For pitchers with at least 200 IP (106 total pitchers) since the beginning of 2015, here are the StatCast Batting Average Leaders:

As one might expect, there are a lot of elite starting pitchers on this list:  Kershaw, Arrieta, Harvey, Syndergaard, Greinke, Scherzer, and Verlander.  However, there are also some names that may surprise some people, including Marco Estrada and Steven Wright, two pitchers that often get mentioned as regression candidates.  After all, they are both on the list of pitchers who have outperformed their FIP by at least 0.50 runs since the beginning of last year:

Out of the 10 pitchers who outperformed their FIP the most, 5 of them are in the top 15 in the league in scBA, including the top 2 (Estrada and Wright).  This suggests that these pitchers have some skill in limiting hard contact and may not regress at all and certainly not as much as their underlying numbers would have you believe.  Contrast that with a guy like Ian Kennedy, who ranks 102 out of 106 pitchers in scBA, yet has managed to outperform his FIP by 0.53.  He is almost certainly getting lucky since his scBA is 21 points higher than the league average and his scSLG is 107 points higher than the league average!

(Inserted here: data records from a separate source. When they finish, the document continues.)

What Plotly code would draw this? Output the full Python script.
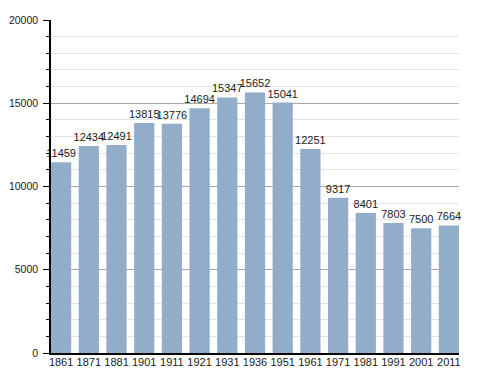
import plotly.graph_objects as go

years = ["1861", "1871", "1881", "1901", "1911", "1921", "1931", "1936",
         "1951", "1961", "1971", "1981", "1991", "2001", "2011"]
population = [11459, 12434, 12491, 13815, 13776, 14694, 15347, 15652,
              15041, 12251, 9317, 8401, 7803, 7500, 7664]
y_ticks = [0, 5000, 10000, 15000, 20000]

fig = go.Figure(go.Bar(
    x=years, y=population,
    marker=dict(color="#92adca", line=dict(width=0)),
    width=0.73,
    text=[str(v) for v in population],
    textposition="outside",
    constraintext="none",
    textfont=dict(family="Liberation Sans, Arial", size=11, color="#1a1a1a"),
    cliponaxis=False,
))

# the page body adds an 8px offset, so the figure is sized to compensate
fig.update_layout(
    width=480, height=365,
    margin=dict(l=43, r=29, t=12, b=20),
    paper_bgcolor="white", plot_bgcolor="white",
    font=dict(family="Liberation Sans, Arial", size=11, color="#1a1a1a"),
    showlegend=False,
    bargap=0.27,
)
fig.update_xaxes(
    type="category", range=[-0.365, 14.365], automargin=False,
    showline=True, linecolor="black", linewidth=1.5,
    ticks="", showgrid=False, tickfont=dict(size=11),
    ticklabelstandoff=-2,
)
fig.update_yaxes(
    range=[0, 20000], tickvals=y_ticks, ticktext=[str(v) for v in y_ticks],
    automargin=False,
    showline=True, linecolor="black", linewidth=1.5,
    ticks="outside", ticklen=6, tickcolor="black",
    ticklabelstandoff=3,
    showgrid=True, gridcolor="#a8a8a8", gridwidth=1,
    zeroline=False,
    minor=dict(dtick=1000, ticks="outside", ticklen=3, tickcolor="black",
               showgrid=True, gridcolor="#e4e4e4", gridwidth=1),
    tickfont=dict(size=10.5),
)

fig.write_html("out.html")
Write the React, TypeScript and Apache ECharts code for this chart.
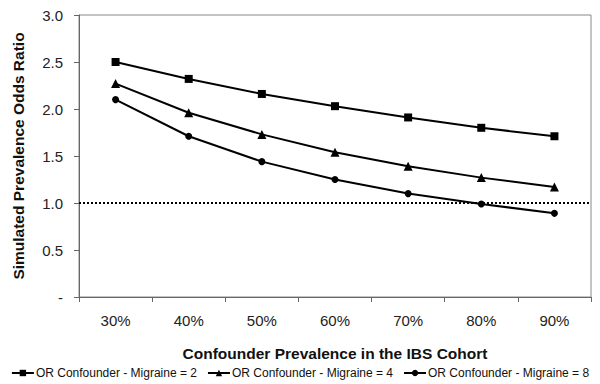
import React, { useEffect, useRef } from "react";
import * as echarts from "echarts";

const categories = ["30%", "40%", "50%", "60%", "70%", "80%", "90%"];
const seriesNames = [
  "OR Confounder - Migraine = 2",
  "OR Confounder - Migraine = 4",
  "OR Confounder - Migraine = 8",
];
const migraine2 = [2.5, 2.32, 2.16, 2.03, 1.91, 1.8, 1.71];
const migraine4 = [2.27, 1.96, 1.73, 1.54, 1.39, 1.27, 1.17];
const migraine8 = [2.1, 1.71, 1.44, 1.25, 1.1, 0.99, 0.89];
const referenceValue = 1.0;

const FONT = "Liberation Sans, Arial, sans-serif";

export default function App() {
  const ref = useRef<HTMLDivElement>(null);
  useEffect(() => {
    if (!ref.current) return;
    const chart = echarts.init(ref.current, null, { renderer: "svg" });
    const symbols = ["rect", "triangle", "circle"];
    const sizes = [8, 9, 7];
    const data = [migraine2, migraine4, migraine8];
    chart.setOption({
      animation: false,
      backgroundColor: "#fff",
      textStyle: { fontFamily: FONT },
      grid: {
        left: 79,
        right: 9,
        top: 15,
        bottom: 87,
        show: true,
        borderColor: "#888",
        borderWidth: 1,
      },
      legend: {
        bottom: 0,
        left: "center",
        itemWidth: 22,
        itemHeight: 8,
        itemGap: 10,
        textStyle: { fontFamily: FONT, fontSize: 12, color: "#111", padding: [0, 0, 0, -3] },
        data: seriesNames,
      },
      xAxis: {
        type: "category",
        data: categories,
        boundaryGap: true,
        name: "Confounder Prevalence in the IBS Cohort",
        nameLocation: "middle",
        nameGap: 48,
        nameTextStyle: { fontFamily: FONT, fontSize: 15.5, fontWeight: "bold", color: "#111" },
        axisLine: { lineStyle: { color: "#666" } },
        axisTick: { show: true, length: 5, lineStyle: { color: "#666" } },
        axisLabel: { fontFamily: FONT, fontSize: 15, color: "#222", margin: 16 },
      },
      yAxis: {
        type: "value",
        min: 0,
        max: 3,
        interval: 0.5,
        name: "Simulated Prevalence Odds Ratio",
        nameLocation: "middle",
        nameGap: 53,
        nameTextStyle: { fontFamily: FONT, fontSize: 15.5, fontWeight: "bold", color: "#111" },
        splitLine: { show: false },
        axisLine: { show: true, lineStyle: { color: "#666" } },
        axisTick: { show: true, length: 5, lineStyle: { color: "#666" } },
        axisLabel: {
          fontFamily: FONT,
          fontSize: 15,
          color: "#222",
          margin: 16,
          formatter: (v: number) => (v === 0 ? "-" : v.toFixed(1)),
        },
      },
      series: data.map((d, i) => ({
        name: seriesNames[i],
        type: "line",
        data: d,
        symbol: symbols[i],
        symbolSize: sizes[i],
        itemStyle: { color: "#000" },
        lineStyle: { color: "#000", width: 2 },
        markLine:
          i === 0
            ? {
                silent: true,
                symbol: "none",
                label: { show: false },
                lineStyle: { color: "#000", type: [2, 2], width: 2 },
                data: [{ yAxis: referenceValue }],
              }
            : undefined,
      })),
    });
    return () => chart.dispose();
  }, []);
  return <div ref={ref} style={{ width: 600, height: 384, marginLeft: -8, marginTop: -8 }} />;
}
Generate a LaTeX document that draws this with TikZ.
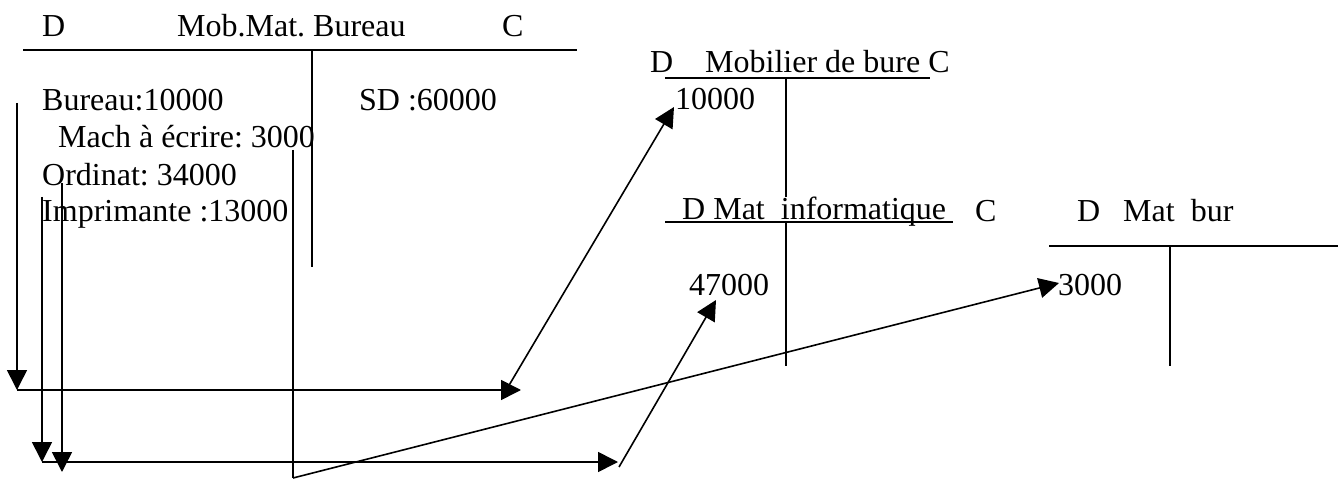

Armed with this new information from StatCast, it is now possible to evaluate pitchers based on their batted ball profiles.  Instead of seeing a low BABIP and immediately assuming that it's entirely luck or defense, we can finally see if there is some skill involved.  Perhaps the next wave of sabermetric stats will include StatCast data to determine a pitcher's value.  Maybe there is a more refined version of FIP (which FanGraphs uses for pitcher WAR) that includes a pitcher's batted-ball skill.  After all, do we think that Michael Pineda (5.5 WAR on FanGraphs since 2015) is actually more valuable than Marco Estrada (4.5 WAR)?